§ PROVIDED RECORDS:
========================================

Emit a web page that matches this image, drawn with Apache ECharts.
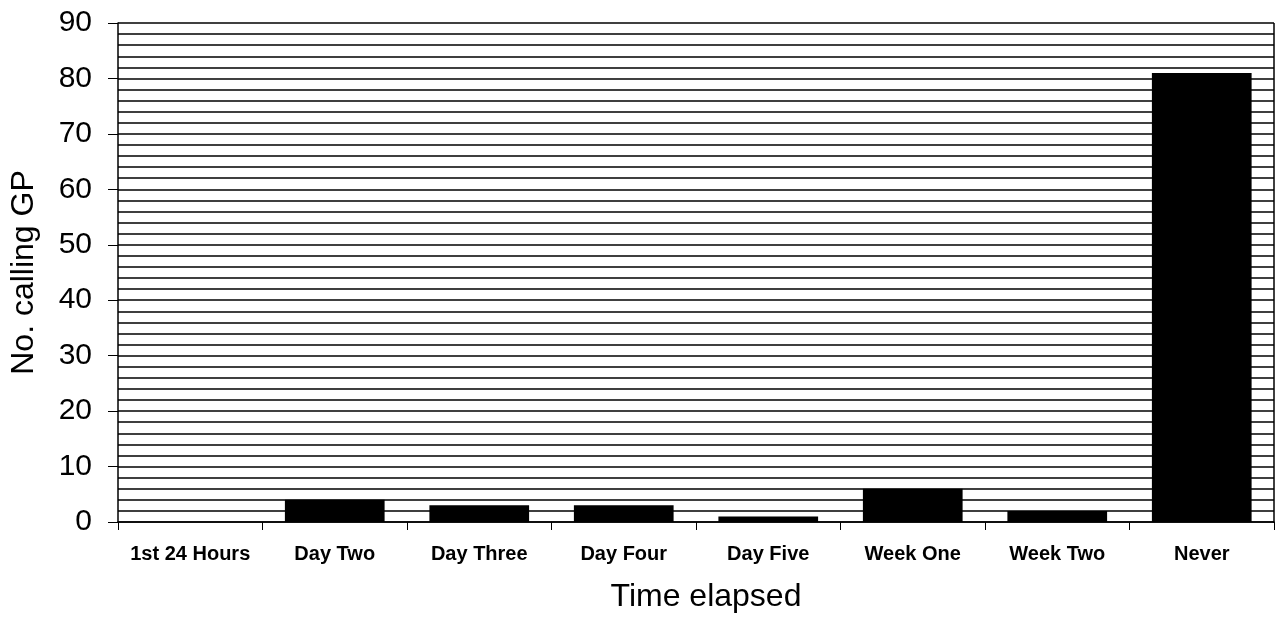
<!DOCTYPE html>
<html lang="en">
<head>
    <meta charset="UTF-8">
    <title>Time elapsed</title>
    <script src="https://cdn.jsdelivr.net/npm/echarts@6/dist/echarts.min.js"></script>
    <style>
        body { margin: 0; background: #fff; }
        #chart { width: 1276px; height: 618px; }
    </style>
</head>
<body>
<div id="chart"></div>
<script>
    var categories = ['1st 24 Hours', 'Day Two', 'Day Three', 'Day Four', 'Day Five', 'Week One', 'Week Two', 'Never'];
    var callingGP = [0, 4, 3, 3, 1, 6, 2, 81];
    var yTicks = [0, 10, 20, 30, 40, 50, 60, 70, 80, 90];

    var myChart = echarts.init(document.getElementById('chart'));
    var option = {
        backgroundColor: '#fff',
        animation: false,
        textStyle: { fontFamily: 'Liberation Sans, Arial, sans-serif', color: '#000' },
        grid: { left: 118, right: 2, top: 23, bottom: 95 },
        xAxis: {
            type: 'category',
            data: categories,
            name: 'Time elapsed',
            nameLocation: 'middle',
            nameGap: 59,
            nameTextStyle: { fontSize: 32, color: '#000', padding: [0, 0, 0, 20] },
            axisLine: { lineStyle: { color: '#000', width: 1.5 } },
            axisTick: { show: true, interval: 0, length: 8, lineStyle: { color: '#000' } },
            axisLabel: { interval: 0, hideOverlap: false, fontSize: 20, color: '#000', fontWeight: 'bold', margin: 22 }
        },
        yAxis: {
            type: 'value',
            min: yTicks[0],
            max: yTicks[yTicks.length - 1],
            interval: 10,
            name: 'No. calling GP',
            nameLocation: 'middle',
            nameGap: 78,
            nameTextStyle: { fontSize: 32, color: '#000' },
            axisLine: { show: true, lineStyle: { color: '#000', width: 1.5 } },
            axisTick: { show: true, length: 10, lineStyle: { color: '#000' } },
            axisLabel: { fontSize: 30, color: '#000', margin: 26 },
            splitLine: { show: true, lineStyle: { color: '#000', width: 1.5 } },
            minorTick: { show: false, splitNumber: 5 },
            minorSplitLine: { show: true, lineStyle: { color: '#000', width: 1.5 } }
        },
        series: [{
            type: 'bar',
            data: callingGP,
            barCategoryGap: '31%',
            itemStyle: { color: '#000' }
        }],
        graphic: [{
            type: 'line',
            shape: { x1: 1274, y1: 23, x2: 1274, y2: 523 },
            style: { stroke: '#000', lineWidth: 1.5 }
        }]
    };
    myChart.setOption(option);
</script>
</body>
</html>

========================================

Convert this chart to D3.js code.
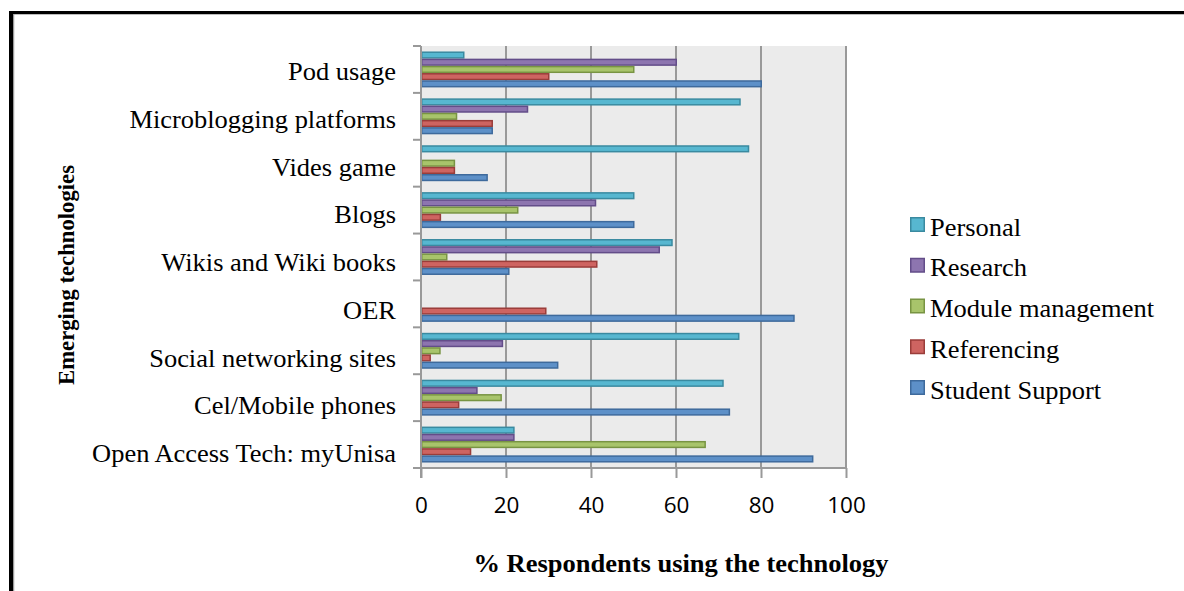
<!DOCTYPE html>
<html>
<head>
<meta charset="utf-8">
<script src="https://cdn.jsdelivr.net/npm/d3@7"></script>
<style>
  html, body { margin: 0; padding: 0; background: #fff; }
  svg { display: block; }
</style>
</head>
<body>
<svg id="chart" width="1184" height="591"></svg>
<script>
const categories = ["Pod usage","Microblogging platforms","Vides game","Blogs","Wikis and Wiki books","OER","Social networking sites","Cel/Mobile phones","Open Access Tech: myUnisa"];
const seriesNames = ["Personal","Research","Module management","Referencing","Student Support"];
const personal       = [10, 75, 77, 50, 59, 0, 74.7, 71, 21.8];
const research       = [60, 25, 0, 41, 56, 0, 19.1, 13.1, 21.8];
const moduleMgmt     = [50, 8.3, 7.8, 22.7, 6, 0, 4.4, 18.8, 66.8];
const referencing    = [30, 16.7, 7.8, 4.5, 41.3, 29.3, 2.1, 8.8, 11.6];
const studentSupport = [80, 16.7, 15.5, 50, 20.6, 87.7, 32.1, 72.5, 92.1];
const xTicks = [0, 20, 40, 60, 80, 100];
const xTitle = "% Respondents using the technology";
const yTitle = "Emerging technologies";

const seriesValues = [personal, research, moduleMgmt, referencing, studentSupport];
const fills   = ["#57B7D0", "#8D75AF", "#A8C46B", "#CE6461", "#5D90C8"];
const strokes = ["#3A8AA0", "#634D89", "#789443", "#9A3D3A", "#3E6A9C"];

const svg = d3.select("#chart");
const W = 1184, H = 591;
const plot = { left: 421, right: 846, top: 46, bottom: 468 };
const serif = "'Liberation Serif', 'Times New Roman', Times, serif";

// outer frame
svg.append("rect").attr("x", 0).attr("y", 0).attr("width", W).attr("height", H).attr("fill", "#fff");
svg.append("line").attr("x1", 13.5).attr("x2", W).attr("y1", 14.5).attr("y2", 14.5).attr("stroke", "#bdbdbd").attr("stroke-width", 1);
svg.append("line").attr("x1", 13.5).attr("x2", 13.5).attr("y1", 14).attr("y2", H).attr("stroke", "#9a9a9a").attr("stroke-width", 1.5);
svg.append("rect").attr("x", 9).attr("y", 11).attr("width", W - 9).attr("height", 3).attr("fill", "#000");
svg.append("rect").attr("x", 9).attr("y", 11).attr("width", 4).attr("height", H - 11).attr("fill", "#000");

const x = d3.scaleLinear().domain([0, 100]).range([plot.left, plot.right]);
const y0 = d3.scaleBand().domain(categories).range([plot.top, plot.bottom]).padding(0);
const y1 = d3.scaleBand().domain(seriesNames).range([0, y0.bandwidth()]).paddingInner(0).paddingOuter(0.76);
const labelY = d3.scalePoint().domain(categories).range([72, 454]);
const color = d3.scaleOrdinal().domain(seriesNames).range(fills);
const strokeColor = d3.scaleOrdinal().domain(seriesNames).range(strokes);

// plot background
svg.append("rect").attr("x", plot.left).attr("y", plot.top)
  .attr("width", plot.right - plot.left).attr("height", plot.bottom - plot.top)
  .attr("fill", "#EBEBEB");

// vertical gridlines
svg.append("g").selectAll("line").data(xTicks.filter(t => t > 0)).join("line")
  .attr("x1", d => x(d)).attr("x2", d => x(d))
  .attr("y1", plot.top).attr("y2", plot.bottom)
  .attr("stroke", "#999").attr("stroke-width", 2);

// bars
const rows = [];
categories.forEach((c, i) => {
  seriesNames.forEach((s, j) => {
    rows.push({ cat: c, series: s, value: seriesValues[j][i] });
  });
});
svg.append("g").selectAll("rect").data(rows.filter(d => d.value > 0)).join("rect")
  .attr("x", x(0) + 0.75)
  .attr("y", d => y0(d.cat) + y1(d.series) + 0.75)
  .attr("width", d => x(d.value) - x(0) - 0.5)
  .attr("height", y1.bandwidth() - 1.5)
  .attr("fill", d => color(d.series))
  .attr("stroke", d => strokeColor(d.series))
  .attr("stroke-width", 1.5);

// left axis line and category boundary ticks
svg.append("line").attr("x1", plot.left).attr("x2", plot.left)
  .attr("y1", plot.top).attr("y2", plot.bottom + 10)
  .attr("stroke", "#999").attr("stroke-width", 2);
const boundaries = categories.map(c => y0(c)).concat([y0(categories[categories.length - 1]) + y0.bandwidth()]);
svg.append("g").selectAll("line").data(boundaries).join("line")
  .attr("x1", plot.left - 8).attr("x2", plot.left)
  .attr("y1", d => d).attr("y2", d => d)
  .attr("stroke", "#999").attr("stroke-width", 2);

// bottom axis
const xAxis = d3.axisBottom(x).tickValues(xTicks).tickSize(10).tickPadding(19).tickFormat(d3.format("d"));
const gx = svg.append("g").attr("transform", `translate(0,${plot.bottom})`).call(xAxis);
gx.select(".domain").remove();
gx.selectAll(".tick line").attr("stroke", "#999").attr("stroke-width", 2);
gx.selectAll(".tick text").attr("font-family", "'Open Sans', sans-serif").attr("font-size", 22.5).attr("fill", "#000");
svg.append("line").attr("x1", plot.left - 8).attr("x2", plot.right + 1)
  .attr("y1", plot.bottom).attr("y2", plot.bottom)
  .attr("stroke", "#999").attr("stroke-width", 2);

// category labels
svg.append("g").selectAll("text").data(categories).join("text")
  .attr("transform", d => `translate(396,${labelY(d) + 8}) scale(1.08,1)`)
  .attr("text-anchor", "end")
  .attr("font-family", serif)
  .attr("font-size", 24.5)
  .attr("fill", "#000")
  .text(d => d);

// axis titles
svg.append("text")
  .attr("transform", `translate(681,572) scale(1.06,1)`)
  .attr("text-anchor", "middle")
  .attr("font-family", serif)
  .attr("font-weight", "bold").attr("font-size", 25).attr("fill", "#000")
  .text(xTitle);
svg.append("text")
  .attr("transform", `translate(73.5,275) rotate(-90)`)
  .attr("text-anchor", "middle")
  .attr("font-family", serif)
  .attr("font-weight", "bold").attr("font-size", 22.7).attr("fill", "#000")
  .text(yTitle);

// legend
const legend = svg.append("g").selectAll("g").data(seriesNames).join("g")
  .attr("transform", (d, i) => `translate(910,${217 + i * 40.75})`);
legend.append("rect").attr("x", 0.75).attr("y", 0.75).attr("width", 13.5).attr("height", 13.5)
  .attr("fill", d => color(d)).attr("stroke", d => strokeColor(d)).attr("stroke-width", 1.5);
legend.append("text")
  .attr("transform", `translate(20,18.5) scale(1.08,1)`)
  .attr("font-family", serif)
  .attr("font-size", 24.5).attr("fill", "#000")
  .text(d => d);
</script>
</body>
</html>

========================================

§ EXERCISE GOAL:
Omit all pictures, then copy the lines between the ones holding "Emit a web page" and "70, 80, 90];", inclusive.

§ ANSWER IN FULL:
Emit a web page that matches this image, drawn with Apache ECharts.
<!DOCTYPE html>
<html lang="en">
<head>
    <meta charset="UTF-8">
    <title>Time elapsed</title>
    <script src="https://cdn.jsdelivr.net/npm/echarts@6/dist/echarts.min.js"></script>
    <style>
        body { margin: 0; background: #fff; }
        #chart { width: 1276px; height: 618px; }
    </style>
</head>
<body>
<div id="chart"></div>
<script>
    var categories = ['1st 24 Hours', 'Day Two', 'Day Three', 'Day Four', 'Day Five', 'Week One', 'Week Two', 'Never'];
    var callingGP = [0, 4, 3, 3, 1, 6, 2, 81];
    var yTicks = [0, 10, 20, 30, 40, 50, 60, 70, 80, 90];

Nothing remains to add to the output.